::: Data extract

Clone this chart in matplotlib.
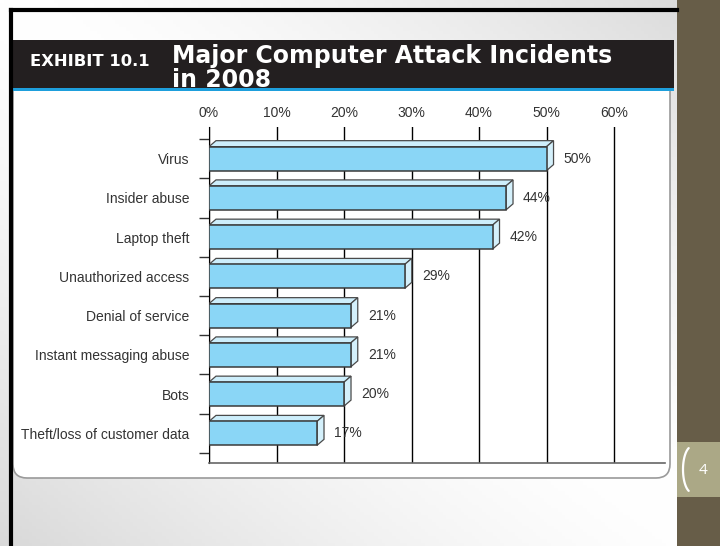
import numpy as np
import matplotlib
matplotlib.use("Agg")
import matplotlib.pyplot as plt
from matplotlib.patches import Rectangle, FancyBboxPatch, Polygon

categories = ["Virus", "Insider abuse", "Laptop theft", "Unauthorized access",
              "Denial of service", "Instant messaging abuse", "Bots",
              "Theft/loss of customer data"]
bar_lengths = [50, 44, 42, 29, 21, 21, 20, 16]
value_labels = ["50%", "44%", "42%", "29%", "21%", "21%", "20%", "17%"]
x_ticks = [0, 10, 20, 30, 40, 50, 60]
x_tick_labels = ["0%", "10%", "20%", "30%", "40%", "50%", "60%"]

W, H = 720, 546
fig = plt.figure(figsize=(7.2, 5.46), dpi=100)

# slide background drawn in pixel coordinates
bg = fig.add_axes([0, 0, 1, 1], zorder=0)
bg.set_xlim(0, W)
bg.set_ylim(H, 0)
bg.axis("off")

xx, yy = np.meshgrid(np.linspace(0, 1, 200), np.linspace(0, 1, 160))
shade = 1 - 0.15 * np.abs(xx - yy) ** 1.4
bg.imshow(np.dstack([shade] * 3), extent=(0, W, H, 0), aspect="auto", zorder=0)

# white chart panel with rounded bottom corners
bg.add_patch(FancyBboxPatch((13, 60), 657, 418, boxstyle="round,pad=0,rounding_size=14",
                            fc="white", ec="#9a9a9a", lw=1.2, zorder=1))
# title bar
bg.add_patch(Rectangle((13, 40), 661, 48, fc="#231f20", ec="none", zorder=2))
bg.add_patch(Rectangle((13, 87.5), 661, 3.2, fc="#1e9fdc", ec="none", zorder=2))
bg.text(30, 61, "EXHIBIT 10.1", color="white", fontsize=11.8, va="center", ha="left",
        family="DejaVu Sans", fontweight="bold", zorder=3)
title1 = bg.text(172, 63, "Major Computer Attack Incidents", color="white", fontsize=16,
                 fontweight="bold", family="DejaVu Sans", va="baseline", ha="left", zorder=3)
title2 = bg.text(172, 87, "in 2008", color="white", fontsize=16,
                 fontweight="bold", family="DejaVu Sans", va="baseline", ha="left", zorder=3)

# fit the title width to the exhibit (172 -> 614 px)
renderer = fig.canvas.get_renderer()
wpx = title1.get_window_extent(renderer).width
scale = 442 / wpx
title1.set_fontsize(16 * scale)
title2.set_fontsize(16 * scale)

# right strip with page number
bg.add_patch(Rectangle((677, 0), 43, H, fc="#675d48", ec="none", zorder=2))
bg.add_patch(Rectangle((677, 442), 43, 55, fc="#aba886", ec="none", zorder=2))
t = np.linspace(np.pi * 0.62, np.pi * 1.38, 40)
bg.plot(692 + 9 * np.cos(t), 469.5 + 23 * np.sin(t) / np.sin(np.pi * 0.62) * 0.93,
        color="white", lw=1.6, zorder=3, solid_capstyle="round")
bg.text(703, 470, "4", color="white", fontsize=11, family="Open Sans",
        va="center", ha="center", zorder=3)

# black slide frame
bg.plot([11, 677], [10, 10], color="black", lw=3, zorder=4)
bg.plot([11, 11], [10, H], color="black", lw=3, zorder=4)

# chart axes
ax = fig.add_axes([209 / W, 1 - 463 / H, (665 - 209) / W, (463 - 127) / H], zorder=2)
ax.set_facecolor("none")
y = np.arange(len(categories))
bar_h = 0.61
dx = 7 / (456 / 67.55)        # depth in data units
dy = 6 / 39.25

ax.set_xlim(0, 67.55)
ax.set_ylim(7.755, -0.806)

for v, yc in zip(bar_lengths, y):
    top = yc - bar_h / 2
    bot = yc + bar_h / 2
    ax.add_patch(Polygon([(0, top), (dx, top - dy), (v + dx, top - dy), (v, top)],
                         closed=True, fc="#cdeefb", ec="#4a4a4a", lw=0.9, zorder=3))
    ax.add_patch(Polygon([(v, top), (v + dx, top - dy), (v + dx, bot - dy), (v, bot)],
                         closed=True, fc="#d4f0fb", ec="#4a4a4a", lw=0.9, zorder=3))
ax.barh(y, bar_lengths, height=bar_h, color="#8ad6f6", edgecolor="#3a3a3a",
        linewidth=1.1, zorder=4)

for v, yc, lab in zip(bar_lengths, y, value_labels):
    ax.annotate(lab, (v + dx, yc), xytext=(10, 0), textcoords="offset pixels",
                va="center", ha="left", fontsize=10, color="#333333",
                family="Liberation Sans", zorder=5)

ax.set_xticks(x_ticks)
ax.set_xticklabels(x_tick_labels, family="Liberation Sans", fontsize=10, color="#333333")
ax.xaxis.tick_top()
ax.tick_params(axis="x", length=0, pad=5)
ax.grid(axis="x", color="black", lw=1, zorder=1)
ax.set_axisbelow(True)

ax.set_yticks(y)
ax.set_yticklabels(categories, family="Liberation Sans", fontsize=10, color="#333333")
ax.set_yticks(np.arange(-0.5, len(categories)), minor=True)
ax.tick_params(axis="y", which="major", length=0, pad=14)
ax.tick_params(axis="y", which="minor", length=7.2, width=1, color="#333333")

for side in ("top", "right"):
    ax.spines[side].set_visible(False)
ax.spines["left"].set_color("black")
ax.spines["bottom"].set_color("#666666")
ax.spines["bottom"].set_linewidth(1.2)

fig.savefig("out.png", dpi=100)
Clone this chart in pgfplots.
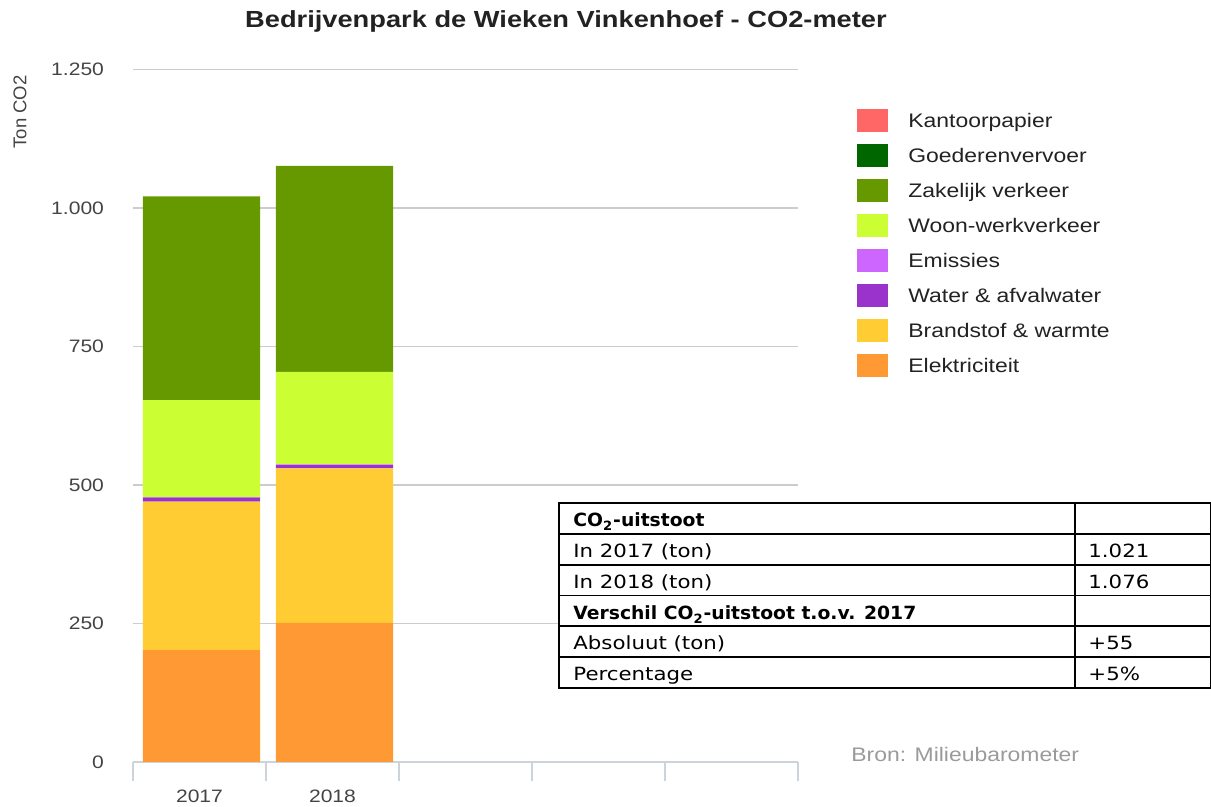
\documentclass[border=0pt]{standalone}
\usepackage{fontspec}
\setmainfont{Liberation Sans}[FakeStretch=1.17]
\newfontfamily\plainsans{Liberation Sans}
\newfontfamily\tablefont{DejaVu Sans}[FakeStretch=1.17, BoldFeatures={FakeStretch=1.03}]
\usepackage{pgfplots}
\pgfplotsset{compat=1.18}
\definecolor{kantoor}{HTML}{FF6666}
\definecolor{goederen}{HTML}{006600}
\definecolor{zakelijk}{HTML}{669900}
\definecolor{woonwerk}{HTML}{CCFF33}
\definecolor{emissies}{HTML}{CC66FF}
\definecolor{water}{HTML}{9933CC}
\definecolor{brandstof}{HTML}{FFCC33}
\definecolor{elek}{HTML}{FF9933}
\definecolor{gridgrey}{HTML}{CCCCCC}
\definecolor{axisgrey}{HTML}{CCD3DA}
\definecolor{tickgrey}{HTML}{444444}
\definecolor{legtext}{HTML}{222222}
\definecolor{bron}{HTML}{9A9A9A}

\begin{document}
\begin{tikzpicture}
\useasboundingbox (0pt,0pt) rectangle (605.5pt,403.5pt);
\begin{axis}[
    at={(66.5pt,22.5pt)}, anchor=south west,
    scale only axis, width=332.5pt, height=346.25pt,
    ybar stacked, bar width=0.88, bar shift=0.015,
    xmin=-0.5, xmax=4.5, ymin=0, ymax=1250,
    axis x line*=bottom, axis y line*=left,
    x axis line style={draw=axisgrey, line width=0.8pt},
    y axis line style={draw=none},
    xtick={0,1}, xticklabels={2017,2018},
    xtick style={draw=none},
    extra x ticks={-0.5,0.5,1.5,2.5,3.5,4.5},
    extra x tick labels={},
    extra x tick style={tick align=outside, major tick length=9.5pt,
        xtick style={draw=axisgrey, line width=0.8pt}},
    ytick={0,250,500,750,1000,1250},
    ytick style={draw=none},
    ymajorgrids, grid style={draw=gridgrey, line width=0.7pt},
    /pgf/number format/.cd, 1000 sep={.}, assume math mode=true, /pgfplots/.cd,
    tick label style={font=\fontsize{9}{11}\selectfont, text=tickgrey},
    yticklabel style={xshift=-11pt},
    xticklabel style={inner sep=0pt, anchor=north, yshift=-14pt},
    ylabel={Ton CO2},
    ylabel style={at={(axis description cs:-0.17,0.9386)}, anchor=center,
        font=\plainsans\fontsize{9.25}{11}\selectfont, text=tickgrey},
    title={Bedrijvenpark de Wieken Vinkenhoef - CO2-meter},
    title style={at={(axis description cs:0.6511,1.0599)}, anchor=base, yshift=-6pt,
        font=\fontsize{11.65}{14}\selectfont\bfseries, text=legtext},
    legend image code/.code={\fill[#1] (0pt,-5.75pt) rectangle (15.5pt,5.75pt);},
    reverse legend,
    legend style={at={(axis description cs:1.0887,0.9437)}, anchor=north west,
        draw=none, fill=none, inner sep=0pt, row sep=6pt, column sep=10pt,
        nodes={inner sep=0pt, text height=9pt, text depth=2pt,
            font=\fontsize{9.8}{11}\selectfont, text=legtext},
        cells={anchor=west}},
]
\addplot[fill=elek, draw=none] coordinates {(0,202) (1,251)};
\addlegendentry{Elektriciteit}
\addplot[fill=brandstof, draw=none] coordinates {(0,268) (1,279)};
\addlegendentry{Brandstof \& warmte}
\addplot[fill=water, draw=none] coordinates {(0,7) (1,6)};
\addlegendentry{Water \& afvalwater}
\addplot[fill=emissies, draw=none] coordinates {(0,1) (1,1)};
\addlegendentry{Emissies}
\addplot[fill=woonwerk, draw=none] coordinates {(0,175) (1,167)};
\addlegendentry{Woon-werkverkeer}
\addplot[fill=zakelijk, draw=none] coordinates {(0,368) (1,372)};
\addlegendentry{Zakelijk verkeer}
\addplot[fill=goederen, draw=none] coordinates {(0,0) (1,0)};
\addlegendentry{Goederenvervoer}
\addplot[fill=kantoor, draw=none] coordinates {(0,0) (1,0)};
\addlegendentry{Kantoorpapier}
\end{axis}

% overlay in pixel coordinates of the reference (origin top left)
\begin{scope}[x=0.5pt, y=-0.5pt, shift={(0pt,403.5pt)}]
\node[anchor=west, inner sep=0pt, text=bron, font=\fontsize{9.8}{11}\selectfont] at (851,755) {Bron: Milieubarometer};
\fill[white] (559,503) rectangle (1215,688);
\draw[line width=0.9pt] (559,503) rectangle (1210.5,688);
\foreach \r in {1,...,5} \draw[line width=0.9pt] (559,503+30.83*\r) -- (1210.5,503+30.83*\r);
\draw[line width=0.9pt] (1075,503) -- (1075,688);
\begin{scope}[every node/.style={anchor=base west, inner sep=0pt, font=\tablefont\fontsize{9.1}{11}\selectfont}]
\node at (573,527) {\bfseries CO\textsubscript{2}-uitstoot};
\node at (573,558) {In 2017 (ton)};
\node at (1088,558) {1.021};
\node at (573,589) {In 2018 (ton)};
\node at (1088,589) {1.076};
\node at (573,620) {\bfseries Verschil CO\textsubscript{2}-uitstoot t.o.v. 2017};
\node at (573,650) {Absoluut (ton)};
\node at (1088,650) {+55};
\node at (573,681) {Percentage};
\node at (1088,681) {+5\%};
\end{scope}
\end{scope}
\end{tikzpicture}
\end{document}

::::::

#### Your task:
Repeat only the lines from the beginning of the material through the line containing "from matplotlib.patches import", both ends kept, leaving pictures out.

#### Response:
Clone this chart in matplotlib.
import numpy as np
import matplotlib
matplotlib.use("Agg")
import matplotlib.pyplot as plt
from matplotlib.patches import Rectangle, FancyBboxPatch, Polygon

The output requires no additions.